Because Ryukishi introduced them a lot earlier, he also had time to develop them much further and in much more depth in Umineko than he did with Higurashi. Rather than just Hanyuu and Rika, in Umineko we got a massive array of meta characters, not just contributing to the story by being fantastic characters but, crucially, contributing better to the audience’s ability to decipher and solve the mystery. Higurashi presents us with four Question arcs and four Answer arcs, with clues only really being given in the Answer arcs, whereas Umineko contains hints right from the very beginning, because the characters discuss the meta much earlier.
It’s clear that Higurashi and Umineko were influencing forces for one another. Ryukishi was fundamentally satisfied with the things he had pioneered in Higurashi – the repeated worlds concept and the meta elements – yet still saw in them room for improvement. This is why Umineko is, in my opinion, better than Higurashi – but Higurashi is still absolutely fundamental in understanding Umineko better as a whole, as well as being a brilliant story in it’s own right.

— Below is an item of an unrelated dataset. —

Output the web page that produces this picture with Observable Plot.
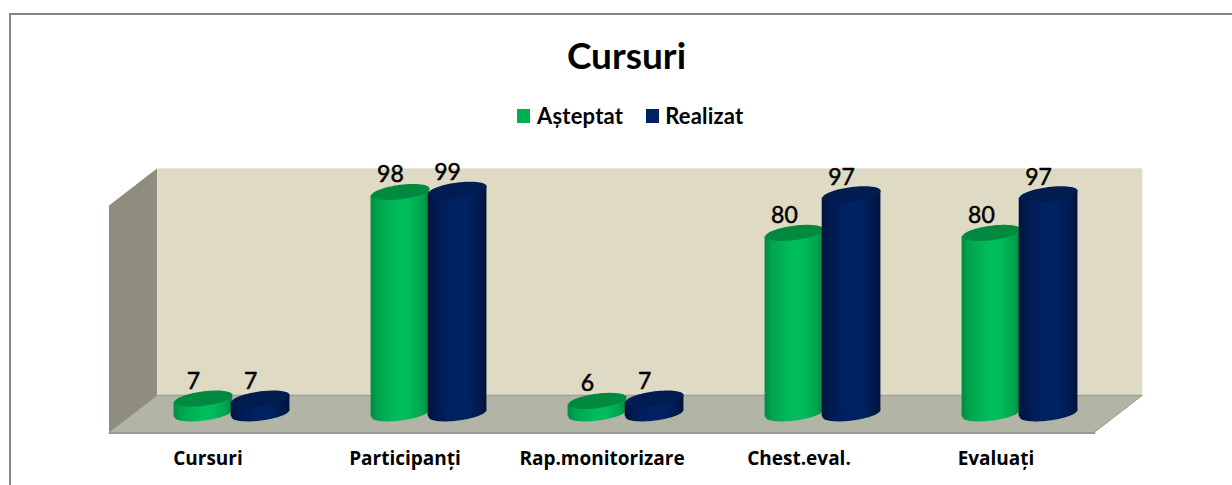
<!DOCTYPE html>
<html><head><meta charset="utf-8">
<script src="https://cdn.jsdelivr.net/npm/d3@7"></script>
<script src="https://cdn.jsdelivr.net/npm/@observablehq/plot@0.6"></script>
<style>
html,body{margin:0;padding:0;background:#fff;overflow:hidden}
#wrap{position:relative;width:1232px;height:485px;overflow:hidden;font-family:Lato,"Noto Sans",sans-serif;color:#000}
#frame{position:absolute;left:9px;top:13px;width:1300px;height:500px;border:2px solid #868686;box-sizing:border-box}
#head{position:absolute;left:0;top:0;width:1232px;height:140px}
#title{position:absolute;left:0;width:1253px;top:32px;text-align:center;font-size:37px;font-weight:700;line-height:46px}
#legend{position:absolute;left:517px;top:102px;display:flex;align-items:center;font-size:22px;font-weight:700;line-height:28px;letter-spacing:.2px}
#legend i{display:inline-block;width:13px;height:14px;margin-right:7px}
#legend span{margin-right:23px}
#legend span:last-child{margin-left:-1px}
#chart{position:absolute;left:0;top:140px}
svg{display:block}
</style></head>
<body>
<div id="wrap">
  <div id="frame"></div>
  <div id="head">
    <div id="title">Cursuri</div>
    <div id="legend"></div>
  </div>
  <div id="chart"></div>
</div>
<script>
const categories = ["Cursuri","Participanți","Rap.monitorizare","Chest.eval.","Evaluați"];
const seriesNames = ["Așteptat","Realizat"];
const asteptat = [7,98,6,80,80];
const realizat = [7,99,7,97,97];
const yMax = 100;
const swatch = ["#00B050","#002060"];

// 3D depth in data units
const depthX = 24/197, depthY = 8.15, offset = 0.145, half = 0.149, shear = 0.122, base = 0.5;

const rows = categories.flatMap((c,i)=>[
  {c,i,series:0,value:asteptat[i],cx:i+0.5-offset},
  {c,i,series:1,value:realizat[i],cx:i+0.5+offset}
]);
const byS = s => rows.filter(d=>d.series===s);

const sidePts = [
  {x:-depthX,y1:-depthY,y2:yMax-depthY},
  {x:depthX,y1:depthY,y2:yMax+depthY}
];
const floorPts = [
  {y:depthY,x1:depthX,x2:categories.length+depthX},
  {y:-depthY,x1:-depthX,x2:categories.length-depthX}
];
const backPts = [{x1:depthX,x2:categories.length+depthX,y1:depthY,y2:yMax+depthY}];
const frontEdge = [{x:-depthX,y:-depthY},{x:categories.length-depthX,y:-depthY}];

const ellipse = {draw(ctx,size){
  const a=Math.sqrt(size/Math.PI), b=a*0.25, n=64;
  for(let k=0;k<n;k++){
    const t=2*Math.PI*k/n, x=a*Math.cos(t), y=b*Math.sin(t)-shear*x;
    k?ctx.lineTo(x,y):ctx.moveTo(x,y);
  }
  ctx.closePath();
}};
const skew = (index,scales,values,dims,ctx,next)=>{
  const g=next(index,scales,values,dims,ctx);
  const ang=Math.atan(-shear)*180/Math.PI;
  g.querySelectorAll("rect").forEach((r,j)=>{
    const i=index[j], cx=(values.x1[i]+values.x2[i])/2;
    r.setAttribute("transform",`translate(${cx},0) skewY(${ang}) translate(${-cx},0)`);
  });
  return g;
};
const defs = ()=>{
  const ns="http://www.w3.org/2000/svg";
  const d=document.createElementNS(ns,"defs");
  const grads={
    gGreen:[[0,"#008B40"],[0.12,"#00A44E"],[0.45,"#00BC5A"],[0.65,"#00BC5A"],[0.88,"#00A44E"],[1,"#008B40"]],
    gBlue:[[0,"#00123B"],[0.12,"#001A4E"],[0.45,"#002263"],[0.65,"#002263"],[0.88,"#001A4E"],[1,"#00123B"]]
  };
  for(const id in grads){
    const lg=document.createElementNS(ns,"linearGradient");
    lg.setAttribute("id",id);
    for(const [o,c] of grads[id]){
      const s=document.createElementNS(ns,"stop");
      s.setAttribute("offset",o);s.setAttribute("stop-color",c);lg.appendChild(s);
    }
    d.appendChild(lg);
  }
  return d;
};
const cyl = (s,grad,top)=>[
  Plot.rect(byS(s),{x1:d=>d.cx-half,x2:d=>d.cx+half,y1:()=>base,y2:"value",fill:`url(#${grad})`,render:skew}),
  Plot.dot(byS(s),{x:"cx",y:()=>base,r:29,symbol:ellipse,fill:`url(#${grad})`}),
  Plot.dot(byS(s),{x:"cx",y:"value",r:29,symbol:ellipse,fill:top}),
  Plot.text(byS(s),{x:"cx",y:"value",text:d=>String(d.value),dx:-10,dy:-17,fontSize:23,fill:"#000",stroke:"#000",strokeWidth:0.5})
];

const chart = Plot.plot({
  width:1232,height:345,
  marginTop:0,marginLeft:0,marginRight:0,marginBottom:53,
  style:{background:"transparent",fontFamily:"Lato,'Noto Sans',sans-serif",overflow:"visible"},
  x:{type:"linear",domain:[0,categories.length],range:[133,1118],axis:null},
  y:{type:"linear",domain:[0,yMax],range:[274,47],axis:null},
  marks:[
    defs,
    Plot.rect(backPts,{x1:"x1",x2:"x2",y1:"y1",y2:"y2",fill:"#DEDAC3",stroke:"#E9E7D8",strokeWidth:1}),
    Plot.area(sidePts,{x1:"x",y1:"y1",y2:"y2",fill:"#8F8D7E"}),
    Plot.areaX(floorPts,{y:"y",x1:"x1",x2:"x2",fill:"#B2B5A6",stroke:"#93948A",strokeWidth:1}),
    Plot.line(frontEdge,{x:"x",y:"y",stroke:"#9A9A92",strokeWidth:2}),
    ...cyl(0,"gGreen","#008A40"),
    ...cyl(1,"gBlue","#001C50"),
    Plot.axisX({
      ticks:categories.map((c,i)=>i+0.5-depthX),
      tickFormat:v=>categories[Math.round(v+depthX-0.5)],
      tickSize:0,tickPadding:19,fontSize:19,fontWeight:700,label:null,anchor:"bottom",stroke:"none",
      fontFamily:"'Open Sans','Noto Sans',sans-serif"
    })
  ]
});
document.getElementById("chart").appendChild(chart);
const legend=document.getElementById("legend");
seriesNames.forEach((n,i)=>{
  const sw=document.createElement("i");sw.style.background=swatch[i];
  const t=document.createElement("span");t.textContent=n;
  legend.append(sw,t);
});
</script>
</body></html>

Higurashi is really great. And I really wasn’t expecting it to be. The only reason I started it was because after reading Umineko, I was hungry for more Ryukishi. Yet beyond enjoying appreciating how Umineko evolved from Higurashi, I found in it many appealing things that have made me recommend it to countless people since I watched it.
I found in it a great cast of characters, who’s dynamics were not only well-established and fleshed out, but fundamentally interesting and relatable. Keiichi, Mion, Shion, Rika, Satoko and Rena felt like real friends, and because of that I forged a bond with them that I don’t think I’ll be forgetting any time soon.
In addition, the positive mental health message was something I’ve not seen in any other anime, and was something that really hit close to home for me, because of my own personal experiences with mental health. It made me change several elements of my life and my attitude towards my own mental health, which is much more than I can say for any other anime I’ve ever watched.
Furthermore, I was pleasantly surprised as to how well the horror works in Higurashi, despite having been spoiled back in the day as to some of the major horror moments. It relies heavily on it’s excellent cast dynamics to put forward a really effective psychological horror story, which had me on the edge of my seat many times.
Therefore, even though you may have your preconceptions about the series I thoroughly recommend you go and check it out. I wasn’t able to mention this here, but I do think it’s best to watch/read the series before going on to read Umineko (not watch, you’ll notice I didn’t write that and that’s because the Umineko anime is terrible). I was able to overcome my personal preconceptions surrounding the series, and was able to thoroughly able to enjoy it – so I think you could too.